_Exercise details_
Copy the data precisely, character for character, and leave out every picture.

_Provided material_

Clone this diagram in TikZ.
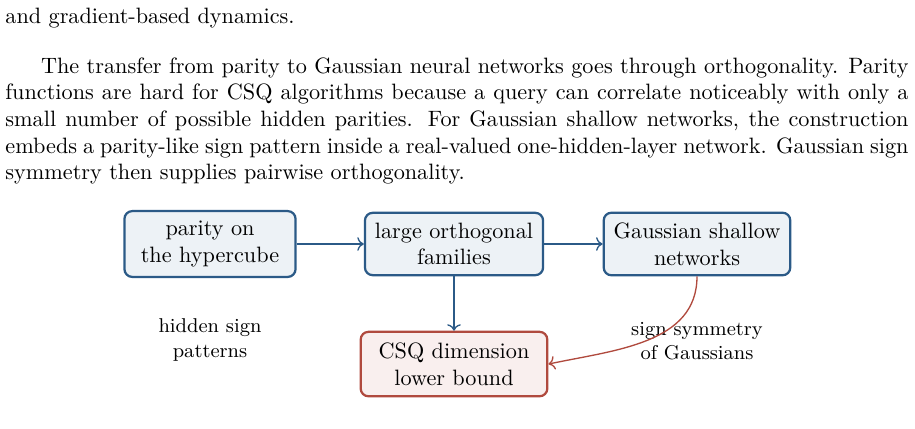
\documentclass[tikz,border=0pt]{standalone}
\usetikzlibrary{positioning, arrows.meta}
\definecolor{flowblue}{HTML}{2B5A87}
\definecolor{flowbluefill}{HTML}{EDF2F6}
\definecolor{boundred}{HTML}{B04A3E}
\definecolor{boundredfill}{HTML}{F9EFEE}

\begin{document}
\begin{tikzpicture}[
    x=0.45pt, y=-0.45pt,
    bodytext/.style={anchor=north west, inner sep=0pt, text width=406.4pt, align=justify},
    famnode/.style={rectangle, draw=flowblue, fill=flowbluefill, line width=1pt, rounded corners=3.5pt, align=center, inner sep=4.5pt},
    boundnode/.style={rectangle, draw=boundred, fill=boundredfill, line width=1pt, rounded corners=3.5pt, align=center, inner sep=4.5pt, minimum width=84pt, minimum height=29pt},
    note/.style={align=center, font=\small},
    arr/.style={->, draw=flowblue, line width=0.6pt},
    redarr/.style={->, draw=boundred, line width=0.6pt}
]
    \useasboundingbox (0,0) rectangle (915,428);

    \node[bodytext] (intro) at (5,8) {and gradient-based dynamics.};
    \node[bodytext] (para) at (5,57) {\hspace*{16pt}The transfer from parity to Gaussian neural networks goes through orthogonality. Parity functions are hard for CSQ algorithms because a query can correlate noticeably with only a small number of possible hidden parities.  For Gaussian shallow networks, the construction embeds a parity-like sign pattern inside a real-valued one-hidden-layer network. Gaussian sign symmetry then supplies pairwise orthogonality.};

    \node[famnode, minimum width=77pt, minimum height=29.5pt] (parity) at (210,244) {parity on\\the hypercube};
    \node[famnode] (ortho) at (454,244) {large orthogonal\\families};
    \node[famnode] (gauss) at (697,244) {Gaussian shallow\\networks};
    \node[boundnode] (csq) [below=24.5pt of ortho] {CSQ dimension\\lower bound};

    \node[note] (hidden) at (210,340) {hidden sign\\patterns};
    \node[note] (symm) at (697,341) {sign symmetry\\of Gaussians};

    \draw[arr] (parity) -- (ortho);
    \draw[arr] (ortho) -- (gauss);
    \draw[arr] (ortho) -- (csq);
    \draw[redarr] (gauss.south) to[out=-90, in=12] (csq.east);
\end{tikzpicture}
\end{document}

_Answer for this exercise_
Clone this diagram in TikZ.
\documentclass[tikz,border=0pt]{standalone}
\usetikzlibrary{positioning, arrows.meta}
\definecolor{flowblue}{HTML}{2B5A87}
\definecolor{flowbluefill}{HTML}{EDF2F6}
\definecolor{boundred}{HTML}{B04A3E}
\definecolor{boundredfill}{HTML}{F9EFEE}

\begin{document}
\begin{tikzpicture}[
    x=0.45pt, y=-0.45pt,
    bodytext/.style={anchor=north west, inner sep=0pt, text width=406.4pt, align=justify},
    famnode/.style={rectangle, draw=flowblue, fill=flowbluefill, line width=1pt, rounded corners=3.5pt, align=center, inner sep=4.5pt},
    boundnode/.style={rectangle, draw=boundred, fill=boundredfill, line width=1pt, rounded corners=3.5pt, align=center, inner sep=4.5pt, minimum width=84pt, minimum height=29pt},
    note/.style={align=center, font=\small},
    arr/.style={->, draw=flowblue, line width=0.6pt},
    redarr/.style={->, draw=boundred, line width=0.6pt}
]
    \useasboundingbox (0,0) rectangle (915,428);

    \node[bodytext] (intro) at (5,8) {and gradient-based dynamics.};
    \node[bodytext] (para) at (5,57) {\hspace*{16pt}The transfer from parity to Gaussian neural networks goes through orthogonality. Parity functions are hard for CSQ algorithms because a query can correlate noticeably with only a small number of possible hidden parities.  For Gaussian shallow networks, the construction embeds a parity-like sign pattern inside a real-valued one-hidden-layer network. Gaussian sign symmetry then supplies pairwise orthogonality.};

    \node[famnode, minimum width=77pt, minimum height=29.5pt] (parity) at (210,244) {parity on\\the hypercube};
    \node[famnode] (ortho) at (454,244) {large orthogonal\\families};
    \node[famnode] (gauss) at (697,244) {Gaussian shallow\\networks};
    \node[boundnode] (csq) [below=24.5pt of ortho] {CSQ dimension\\lower bound};

    \node[note] (hidden) at (210,340) {hidden sign\\patterns};
    \node[note] (symm) at (697,341) {sign symmetry\\of Gaussians};

    \draw[arr] (parity) -- (ortho);
    \draw[arr] (ortho) -- (gauss);
    \draw[arr] (ortho) -- (csq);
    \draw[redarr] (gauss.south) to[out=-90, in=12] (csq.east);
\end{tikzpicture}
\end{document}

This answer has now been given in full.